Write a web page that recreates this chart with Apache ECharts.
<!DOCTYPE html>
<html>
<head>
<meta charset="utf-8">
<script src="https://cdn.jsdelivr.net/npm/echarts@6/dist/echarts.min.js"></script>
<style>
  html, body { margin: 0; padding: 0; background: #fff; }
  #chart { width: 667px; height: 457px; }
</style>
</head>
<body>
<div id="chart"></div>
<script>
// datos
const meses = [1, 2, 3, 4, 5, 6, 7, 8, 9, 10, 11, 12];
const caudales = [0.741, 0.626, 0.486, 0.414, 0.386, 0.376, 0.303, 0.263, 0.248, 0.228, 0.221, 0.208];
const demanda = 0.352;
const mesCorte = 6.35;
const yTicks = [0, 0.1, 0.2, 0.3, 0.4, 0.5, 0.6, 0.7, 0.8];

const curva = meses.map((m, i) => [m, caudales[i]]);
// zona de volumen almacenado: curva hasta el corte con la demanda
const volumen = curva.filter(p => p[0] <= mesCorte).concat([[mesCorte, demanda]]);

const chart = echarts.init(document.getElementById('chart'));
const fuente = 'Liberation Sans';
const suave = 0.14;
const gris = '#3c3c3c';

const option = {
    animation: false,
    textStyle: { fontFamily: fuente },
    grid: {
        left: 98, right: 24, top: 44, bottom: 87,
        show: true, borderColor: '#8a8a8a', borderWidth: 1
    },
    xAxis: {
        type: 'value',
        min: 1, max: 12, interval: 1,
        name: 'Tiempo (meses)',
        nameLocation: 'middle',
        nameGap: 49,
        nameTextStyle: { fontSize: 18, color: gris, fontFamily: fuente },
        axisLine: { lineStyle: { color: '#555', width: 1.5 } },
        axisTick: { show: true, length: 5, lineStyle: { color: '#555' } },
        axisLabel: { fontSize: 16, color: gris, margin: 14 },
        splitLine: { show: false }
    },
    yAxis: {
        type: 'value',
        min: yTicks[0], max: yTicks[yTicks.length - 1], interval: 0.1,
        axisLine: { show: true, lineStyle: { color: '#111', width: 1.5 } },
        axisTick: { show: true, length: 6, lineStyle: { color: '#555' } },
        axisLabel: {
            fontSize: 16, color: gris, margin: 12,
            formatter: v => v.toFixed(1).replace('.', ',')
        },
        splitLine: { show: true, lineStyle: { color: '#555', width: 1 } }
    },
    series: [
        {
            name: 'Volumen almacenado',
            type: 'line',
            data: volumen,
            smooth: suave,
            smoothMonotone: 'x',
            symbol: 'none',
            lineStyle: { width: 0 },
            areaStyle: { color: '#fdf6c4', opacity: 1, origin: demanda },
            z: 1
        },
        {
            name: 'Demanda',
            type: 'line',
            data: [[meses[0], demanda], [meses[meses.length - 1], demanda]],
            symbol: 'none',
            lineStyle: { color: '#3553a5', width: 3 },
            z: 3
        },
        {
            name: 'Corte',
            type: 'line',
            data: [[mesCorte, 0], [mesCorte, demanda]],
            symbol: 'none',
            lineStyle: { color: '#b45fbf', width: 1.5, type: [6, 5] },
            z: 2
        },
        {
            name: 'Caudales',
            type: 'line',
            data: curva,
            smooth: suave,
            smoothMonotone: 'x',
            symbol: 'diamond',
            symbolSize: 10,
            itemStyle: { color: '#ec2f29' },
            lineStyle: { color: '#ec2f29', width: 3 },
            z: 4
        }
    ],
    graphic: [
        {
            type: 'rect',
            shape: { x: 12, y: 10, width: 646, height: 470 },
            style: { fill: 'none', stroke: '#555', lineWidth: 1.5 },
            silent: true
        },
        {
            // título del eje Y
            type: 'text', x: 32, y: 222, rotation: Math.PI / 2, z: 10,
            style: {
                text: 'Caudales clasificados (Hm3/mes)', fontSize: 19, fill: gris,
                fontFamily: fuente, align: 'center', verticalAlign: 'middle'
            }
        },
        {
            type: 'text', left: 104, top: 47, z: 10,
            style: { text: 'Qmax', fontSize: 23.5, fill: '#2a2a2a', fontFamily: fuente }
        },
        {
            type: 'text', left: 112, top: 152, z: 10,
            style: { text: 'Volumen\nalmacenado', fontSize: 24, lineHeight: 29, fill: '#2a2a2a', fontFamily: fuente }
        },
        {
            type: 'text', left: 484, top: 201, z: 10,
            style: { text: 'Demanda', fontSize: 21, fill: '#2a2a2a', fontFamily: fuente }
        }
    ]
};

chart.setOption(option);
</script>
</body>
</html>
□ □ □
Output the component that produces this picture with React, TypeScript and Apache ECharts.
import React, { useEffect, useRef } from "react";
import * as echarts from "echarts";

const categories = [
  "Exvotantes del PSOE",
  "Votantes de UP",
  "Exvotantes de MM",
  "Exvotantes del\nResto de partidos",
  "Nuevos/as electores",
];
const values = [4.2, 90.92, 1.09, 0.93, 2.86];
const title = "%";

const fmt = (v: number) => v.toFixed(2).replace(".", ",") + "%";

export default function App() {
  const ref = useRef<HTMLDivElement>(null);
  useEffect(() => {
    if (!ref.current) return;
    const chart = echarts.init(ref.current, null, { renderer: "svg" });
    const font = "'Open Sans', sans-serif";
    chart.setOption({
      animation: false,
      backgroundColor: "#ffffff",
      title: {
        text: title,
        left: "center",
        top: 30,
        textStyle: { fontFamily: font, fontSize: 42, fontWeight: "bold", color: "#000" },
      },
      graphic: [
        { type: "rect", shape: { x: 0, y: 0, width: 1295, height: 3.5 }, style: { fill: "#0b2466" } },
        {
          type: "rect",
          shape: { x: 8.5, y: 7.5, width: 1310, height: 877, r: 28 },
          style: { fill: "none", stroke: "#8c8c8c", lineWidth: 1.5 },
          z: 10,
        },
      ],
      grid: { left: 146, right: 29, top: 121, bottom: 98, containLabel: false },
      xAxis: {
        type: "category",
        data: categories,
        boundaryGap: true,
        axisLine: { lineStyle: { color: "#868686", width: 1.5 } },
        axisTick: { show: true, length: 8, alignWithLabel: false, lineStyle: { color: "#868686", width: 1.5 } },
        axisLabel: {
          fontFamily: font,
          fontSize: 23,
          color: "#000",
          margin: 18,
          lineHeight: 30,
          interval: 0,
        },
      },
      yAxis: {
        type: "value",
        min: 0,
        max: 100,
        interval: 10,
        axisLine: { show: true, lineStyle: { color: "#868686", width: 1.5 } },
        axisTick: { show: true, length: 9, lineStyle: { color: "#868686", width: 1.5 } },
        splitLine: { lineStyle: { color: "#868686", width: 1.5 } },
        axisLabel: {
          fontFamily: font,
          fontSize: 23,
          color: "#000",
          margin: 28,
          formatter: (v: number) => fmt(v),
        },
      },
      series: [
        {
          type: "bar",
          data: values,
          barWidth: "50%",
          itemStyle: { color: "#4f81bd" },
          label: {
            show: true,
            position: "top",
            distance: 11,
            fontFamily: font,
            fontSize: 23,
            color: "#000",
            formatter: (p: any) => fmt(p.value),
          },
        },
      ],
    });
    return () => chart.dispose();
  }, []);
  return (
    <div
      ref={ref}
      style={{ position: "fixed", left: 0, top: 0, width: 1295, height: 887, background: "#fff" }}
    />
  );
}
□ □ □
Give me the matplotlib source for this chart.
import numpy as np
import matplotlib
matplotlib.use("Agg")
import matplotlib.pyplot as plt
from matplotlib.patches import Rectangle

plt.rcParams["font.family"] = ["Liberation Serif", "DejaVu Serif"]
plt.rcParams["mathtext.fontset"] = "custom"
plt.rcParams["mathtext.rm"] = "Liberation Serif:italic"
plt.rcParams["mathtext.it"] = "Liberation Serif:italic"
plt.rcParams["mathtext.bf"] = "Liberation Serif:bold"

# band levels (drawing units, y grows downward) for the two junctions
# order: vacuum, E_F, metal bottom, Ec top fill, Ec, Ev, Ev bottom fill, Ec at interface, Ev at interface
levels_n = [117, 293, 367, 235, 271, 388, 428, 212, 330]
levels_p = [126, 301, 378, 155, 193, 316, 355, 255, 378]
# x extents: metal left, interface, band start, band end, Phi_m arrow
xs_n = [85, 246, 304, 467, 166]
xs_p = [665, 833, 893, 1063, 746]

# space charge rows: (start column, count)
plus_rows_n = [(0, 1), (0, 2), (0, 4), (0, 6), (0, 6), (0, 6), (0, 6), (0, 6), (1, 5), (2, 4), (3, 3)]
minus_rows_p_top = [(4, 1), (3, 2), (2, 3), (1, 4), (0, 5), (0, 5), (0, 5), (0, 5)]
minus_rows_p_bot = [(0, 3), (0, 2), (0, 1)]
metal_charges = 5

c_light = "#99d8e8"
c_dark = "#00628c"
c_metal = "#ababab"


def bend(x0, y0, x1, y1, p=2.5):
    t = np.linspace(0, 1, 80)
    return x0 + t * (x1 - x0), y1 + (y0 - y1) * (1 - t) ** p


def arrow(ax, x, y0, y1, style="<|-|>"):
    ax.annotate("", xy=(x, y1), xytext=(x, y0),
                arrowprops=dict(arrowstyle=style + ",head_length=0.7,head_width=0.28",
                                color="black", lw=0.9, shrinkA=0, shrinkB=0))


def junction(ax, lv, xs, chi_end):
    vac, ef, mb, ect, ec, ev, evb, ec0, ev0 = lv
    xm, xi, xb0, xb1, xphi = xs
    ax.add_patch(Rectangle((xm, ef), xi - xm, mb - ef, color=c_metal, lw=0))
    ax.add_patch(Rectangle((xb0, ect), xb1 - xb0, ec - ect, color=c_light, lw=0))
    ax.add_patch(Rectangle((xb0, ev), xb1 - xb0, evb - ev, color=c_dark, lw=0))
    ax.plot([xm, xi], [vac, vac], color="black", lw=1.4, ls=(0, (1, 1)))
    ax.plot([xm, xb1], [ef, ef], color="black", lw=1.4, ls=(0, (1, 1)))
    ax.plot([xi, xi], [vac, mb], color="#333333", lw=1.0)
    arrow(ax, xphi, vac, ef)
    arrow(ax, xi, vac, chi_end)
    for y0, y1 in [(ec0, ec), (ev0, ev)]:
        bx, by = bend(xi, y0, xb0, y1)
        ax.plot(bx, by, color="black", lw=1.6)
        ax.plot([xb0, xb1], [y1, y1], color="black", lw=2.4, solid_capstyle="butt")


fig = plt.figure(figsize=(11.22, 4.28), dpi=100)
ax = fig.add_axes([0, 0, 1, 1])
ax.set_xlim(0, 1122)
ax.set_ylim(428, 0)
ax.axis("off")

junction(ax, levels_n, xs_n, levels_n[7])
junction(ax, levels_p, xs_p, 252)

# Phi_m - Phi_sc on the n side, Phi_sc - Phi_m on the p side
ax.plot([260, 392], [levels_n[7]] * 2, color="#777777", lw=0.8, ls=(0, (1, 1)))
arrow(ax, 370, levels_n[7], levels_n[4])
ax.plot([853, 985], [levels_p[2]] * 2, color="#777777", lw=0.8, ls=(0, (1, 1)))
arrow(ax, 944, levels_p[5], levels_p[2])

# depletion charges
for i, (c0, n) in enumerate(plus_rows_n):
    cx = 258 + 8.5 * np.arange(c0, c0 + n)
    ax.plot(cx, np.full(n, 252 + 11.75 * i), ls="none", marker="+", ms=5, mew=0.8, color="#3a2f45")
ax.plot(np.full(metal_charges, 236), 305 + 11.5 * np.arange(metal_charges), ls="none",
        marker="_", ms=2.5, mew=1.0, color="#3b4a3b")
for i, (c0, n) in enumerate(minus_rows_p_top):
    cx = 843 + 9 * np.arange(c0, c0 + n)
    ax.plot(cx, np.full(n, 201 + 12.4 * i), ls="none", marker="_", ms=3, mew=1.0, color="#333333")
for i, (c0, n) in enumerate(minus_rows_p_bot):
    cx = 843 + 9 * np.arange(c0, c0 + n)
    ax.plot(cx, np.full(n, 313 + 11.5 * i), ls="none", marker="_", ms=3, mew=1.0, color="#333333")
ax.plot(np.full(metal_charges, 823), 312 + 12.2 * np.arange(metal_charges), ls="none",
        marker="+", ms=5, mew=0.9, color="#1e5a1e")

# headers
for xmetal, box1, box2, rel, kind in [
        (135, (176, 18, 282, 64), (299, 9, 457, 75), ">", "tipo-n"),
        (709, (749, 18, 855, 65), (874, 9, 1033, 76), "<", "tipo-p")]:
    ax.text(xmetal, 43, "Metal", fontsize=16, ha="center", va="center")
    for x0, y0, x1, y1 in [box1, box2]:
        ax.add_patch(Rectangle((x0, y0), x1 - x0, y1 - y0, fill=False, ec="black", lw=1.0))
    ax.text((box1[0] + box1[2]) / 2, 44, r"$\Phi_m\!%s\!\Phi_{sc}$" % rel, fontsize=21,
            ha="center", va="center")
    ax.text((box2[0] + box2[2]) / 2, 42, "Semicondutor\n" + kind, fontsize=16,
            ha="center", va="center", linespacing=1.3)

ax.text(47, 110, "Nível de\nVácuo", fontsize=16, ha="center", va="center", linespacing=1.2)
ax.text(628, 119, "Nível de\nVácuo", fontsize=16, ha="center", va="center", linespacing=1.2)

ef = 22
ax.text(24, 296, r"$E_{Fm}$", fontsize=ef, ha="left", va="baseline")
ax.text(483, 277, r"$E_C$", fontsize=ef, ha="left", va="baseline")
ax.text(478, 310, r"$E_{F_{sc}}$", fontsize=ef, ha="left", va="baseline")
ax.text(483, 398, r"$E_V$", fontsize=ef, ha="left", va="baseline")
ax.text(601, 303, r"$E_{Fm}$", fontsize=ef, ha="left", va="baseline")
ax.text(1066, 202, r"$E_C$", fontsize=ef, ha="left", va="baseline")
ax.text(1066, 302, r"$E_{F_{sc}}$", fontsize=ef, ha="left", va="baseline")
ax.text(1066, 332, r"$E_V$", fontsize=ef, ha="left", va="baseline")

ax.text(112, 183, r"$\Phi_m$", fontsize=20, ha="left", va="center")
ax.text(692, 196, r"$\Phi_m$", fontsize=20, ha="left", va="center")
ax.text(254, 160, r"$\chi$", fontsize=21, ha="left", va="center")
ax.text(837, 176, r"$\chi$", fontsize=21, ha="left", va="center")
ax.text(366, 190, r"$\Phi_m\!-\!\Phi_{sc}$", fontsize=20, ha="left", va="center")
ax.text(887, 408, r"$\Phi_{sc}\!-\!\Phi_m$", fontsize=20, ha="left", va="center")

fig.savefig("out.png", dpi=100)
□ □ □
EXERCISE DIRECTIONS »
Exactly as written, quote the lines from the one that has "Output the component" down to the one that has "const fmt = (v: number)", and include both.

SOLUTION TO THE EXERCISE »
Output the component that produces this picture with React, TypeScript and Apache ECharts.
import React, { useEffect, useRef } from "react";
import * as echarts from "echarts";

const categories = [
  "Exvotantes del PSOE",
  "Votantes de UP",
  "Exvotantes de MM",
  "Exvotantes del\nResto de partidos",
  "Nuevos/as electores",
];
const values = [4.2, 90.92, 1.09, 0.93, 2.86];
const title = "%";

const fmt = (v: number) => v.toFixed(2).replace(".", ",") + "%";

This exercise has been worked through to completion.